我的童年雖然是那個貧乏年代,卻是無比的快樂和幸福。在農村八十年代初期,我們江淮地區一年的主食是用地瓜幹磨的麪粉,做出來黑黑的我們當地叫它窩窩頭。別看這窩窩頭把它做成成品要經過許多道工序。最麻煩的要數第一道,加工成地瓜幹(我們當地叫紅玉乾子)我想和我同齡的人大都經歷過掛紅玉乾子。每到秋收過後,那長長的河岸兩旁樹上被拴滿了鐵絲或細繩一道一道從上到下依次排開,繩上面滿滿掛着紅玉幹。遠看一排排一行行,層層疊疊宛若一幅唯美的寫意小景,充盈着那個時代的特殊印記。

那個時段母親是最累的時候,她一個人要把地瓜推成薄薄的地瓜片,我們幾個在用小刀從中間

切開不過上面必須留二公分左右不切的,不然就沒法往繩上掛。這些活大都是晚上幹,因爲白天母親還要掙工分。每每都要幹到下半夜,不過我們小孩最多也只能熬到九點左右。這就是我們生活的時代背景,我們的父母就是在那個艱苦的環境裏,一個個把我們養大,也只有經歷過的人才能感知那個時代父母們的不易。
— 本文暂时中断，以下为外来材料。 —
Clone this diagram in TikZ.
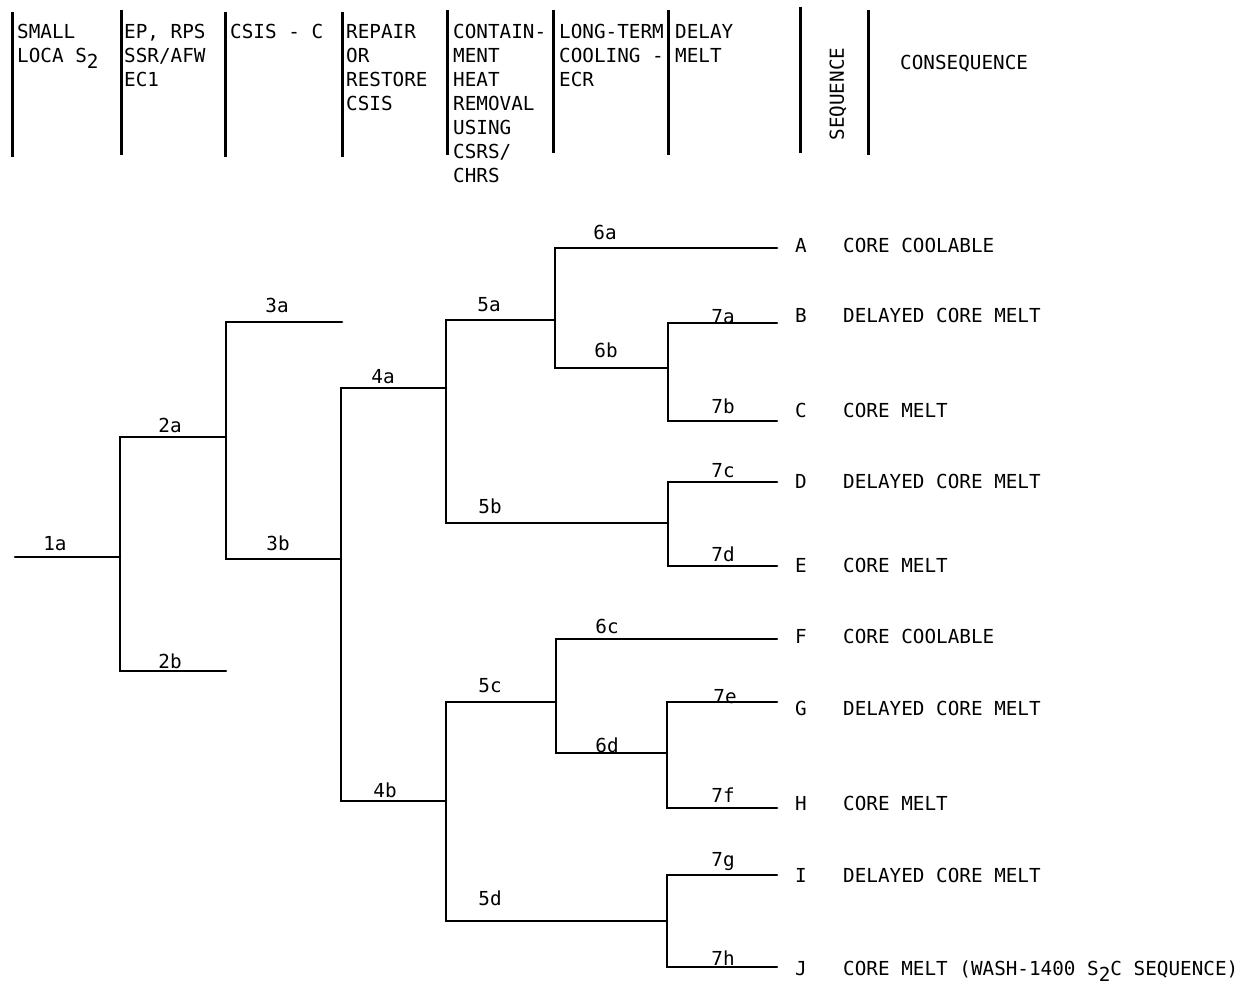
\documentclass[tikz,border=0pt]{standalone}
\usepackage{fontspec}
\setmonofont{DejaVu Sans Mono}
\begin{document}
\begin{tikzpicture}[x=1pt,y=-1pt,
  br/.style={line width=2.6pt, line cap=round, line join=miter},
  hdr/.style={line width=3.0pt},
  txt/.style={inner sep=0pt, font=\ttfamily\fontsize{19.3}{24}\selectfont},
  col/.style={txt, anchor=north west, align=left},
  lab/.style={txt, anchor=base},
  leaf/.style={txt, anchor=base},
  cons/.style={txt, anchor=base west}]
\useasboundingbox (0,0) rectangle (1247,987);
\newcommand{\lowtwo}{\raisebox{-6pt}{2}}
% header separators
\draw[hdr] (12,12) -- (12,157);
\draw[hdr] (121,10) -- (121,155);
\draw[hdr] (225,12) -- (225,157);
\draw[hdr] (342,12) -- (342,157);
\draw[hdr] (447,10) -- (447,155);
\draw[hdr] (553,10) -- (553,153);
\draw[hdr] (668,10) -- (668,155);
\draw[hdr] (800,7) -- (800,153);
\draw[hdr] (868,10) -- (868,155);
% header texts
\node[col] (h1) at (17,24) {SMALL\\LOCA S\lowtwo};
\node[col] (h2) at (124,24) {EP, RPS\\SSR/AFW\\EC1};
\node[col] (h3) at (230,24) {CSIS - C};
\node[col] (h4) at (346,24) {REPAIR\\OR\\RESTORE\\CSIS};
\node[col] (h5) at (453,24) {CONTAIN-\\MENT\\HEAT\\REMOVAL\\USING\\CSRS/\\CHRS};
\node[col] (h6) at (559,24) {LONG-TERM\\COOLING -\\ECR};
\node[col] (h7) at (675,24) {DELAY\\MELT};
\node[txt, rotate=90] (hseq) at (838,94) {SEQUENCE};
\node[txt, anchor=base west] (hcons) at (900,70) {CONSEQUENCE};
% tree junctions
\coordinate (s1) at (15,557);
\coordinate (j1) at (120,557);
\coordinate (e2a) at (226,437);
\coordinate (e2b) at (226,671);
\coordinate (e3a) at (342,322);
\coordinate (e3b) at (341,559);
\coordinate (e4a) at (446,388);
\coordinate (e4b) at (446,801);
\coordinate (e5a) at (555,320);
\coordinate (e5b) at (668,523);
\coordinate (e5c) at (556,702);
\coordinate (e5d) at (667,921);
\coordinate (e6b) at (668,368);
\coordinate (e6d) at (667,753);
\coordinate (la) at (777,248);
\coordinate (lb) at (777,323);
\coordinate (lc) at (777,421);
\coordinate (ld) at (777,482);
\coordinate (le) at (777,566);
\coordinate (lf) at (777,639);
\coordinate (lg) at (777,702);
\coordinate (lh) at (777,808);
\coordinate (li) at (777,875);
\coordinate (lj) at (777,967);
% branches
\draw[br] (s1) -- (j1);
\draw[br] (e2a) -| (j1) |- (e2b);
\draw[br] (e3a) -| (e2a) |- (e3b);
\draw[br] (e4a) -| (e3b) |- (e4b);
\draw[br] (e5a) -| (e4a) |- (e5b);
\draw[br] (la) -| (e5a) |- (e6b);
\draw[br] (lb) -| (e6b) |- (lc);
\draw[br] (ld) -| (e5b) |- (le);
\draw[br] (e5c) -| (e4b) |- (e5d);
\draw[br] (lf) -| (e5c) |- (e6d);
\draw[br] (lg) -| (e6d) |- (lh);
\draw[br] (li) -| (e5d) |- (lj);
% branch labels
\node[lab] (t1a) at (55,550) {1a};
\node[lab] (t2a) at (170,432) {2a};
\node[lab] (t2b) at (170,668) {2b};
\node[lab] (t3a) at (277,312) {3a};
\node[lab] (t3b) at (278,550) {3b};
\node[lab] (t4a) at (383,383) {4a};
\node[lab] (t4b) at (385,797) {4b};
\node[lab] (t5a) at (489,311) {5a};
\node[lab] (t5b) at (490,513) {5b};
\node[lab] (t5c) at (490,692) {5c};
\node[lab] (t5d) at (490,905) {5d};
\node[lab] (t6a) at (605,240) {6a};
\node[lab] (t6b) at (606,357) {6b};
\node[lab] (t6c) at (607,633) {6c};
\node[lab] (t6d) at (607,752) {6d};
\node[lab] (t7a) at (723,323) {7a};
\node[lab] (t7b) at (723,413) {7b};
\node[lab] (t7c) at (723,477) {7c};
\node[lab] (t7d) at (723,561) {7d};
\node[lab] (t7e) at (725,703) {7e};
\node[lab] (t7f) at (723,802) {7f};
\node[lab] (t7g) at (723,866) {7g};
\node[lab] (t7h) at (723,965) {7h};
% sequence letters
\node[leaf] (A) at (801,252) {A};
\node[leaf] (B) at (801,322) {B};
\node[leaf] (C) at (801,417) {C};
\node[leaf] (D) at (801,488) {D};
\node[leaf] (E) at (801,572) {E};
\node[leaf] (F) at (801,643) {F};
\node[leaf] (G) at (801,715) {G};
\node[leaf] (H) at (801,810) {H};
\node[leaf] (I) at (801,882) {I};
\node[leaf] (J) at (801,975) {J};
% consequences
\node[cons] (cA) at (843,252) {CORE COOLABLE};
\node[cons] (cB) at (843,322) {DELAYED CORE MELT};
\node[cons] (cC) at (843,417) {CORE MELT};
\node[cons] (cD) at (843,488) {DELAYED CORE MELT};
\node[cons] (cE) at (843,572) {CORE MELT};
\node[cons] (cF) at (843,643) {CORE COOLABLE};
\node[cons] (cG) at (843,715) {DELAYED CORE MELT};
\node[cons] (cH) at (843,810) {CORE MELT};
\node[cons] (cI) at (843,882) {DELAYED CORE MELT};
\node[cons] (cJ) at (843,975) {CORE MELT (WASH-1400 S\lowtwo C SEQUENCE)};
\end{tikzpicture}
\end{document}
後來生活慢慢好轉,我們也相繼長大。真不知母親的容顏是怎麼變老的,只是突然間多了些白髮,也是忽一日那堅強的身姿不在挺撥有力,而變成了蹣跚唯唯。時代的變遷,也在一種浪潮裏改變了自己的背景,在外的時光很少與母親聯繫。十年前父親也離開了我們,也曾幾次把她接到我這兒,但她總有許多理由回去。我知道她是離不開那個小村莊,也離不開左鄰右舍的老鄰居。

雖然離開家,但心裏總有一份牽掛縈繞成一灣永恆,母親象一盞長明燈,在每一個夜晚給我們驅開黑暗。同時她也賦予了我另外的人生涵義,一種靈魂深處的通透的溫暖!

有一種東西在你的身邊無聲無息,它可能平淡如水,沒有鮮花的芬芳,沒有美酒的醇香。你可能覺察不出它的存在,但它又時時縈繞在你的氣息裏,有時也會讓你忽然想知道她的一切。就像空氣裏那奧妙粒子一樣,被你輕意吸入身體又是那樣地必然。但當你真的失去它之後你會感到蟲噬咬的痛、窒息的悔。它就是愛,更確卻得說是母愛。

生活中的我們都把母親對我們的愛看得理所當然,母親的忙碌也看成是習慣性的動作。生活是美的,母愛也無處不在,關鍵在於你是否可以讀懂。母親是偉大的女人,她可以爲子女人任勞任怨,她很愛你,但她不會說出。她的目光會永遠停留在你身上,無論你走向何方。她永遠也不會嫌棄你,無論你是多麼的落魄與悲哀。她會爲你付出所有,即使這樣的付出可能不會得到任何回報。

有人說:母愛是盞燈,黑暗中照亮前進遠方的路;母愛是一首詩,是注入我們靈魂深處的一灣溫馨,也是我們無法回饋的人生情緣。我們都知道沒有人能丈量母愛腳下的路有多長。也沒有人知道這路從一開始就鋪在了我內心的最深處,其實這都是母親精心設計的一個無悔的歷程。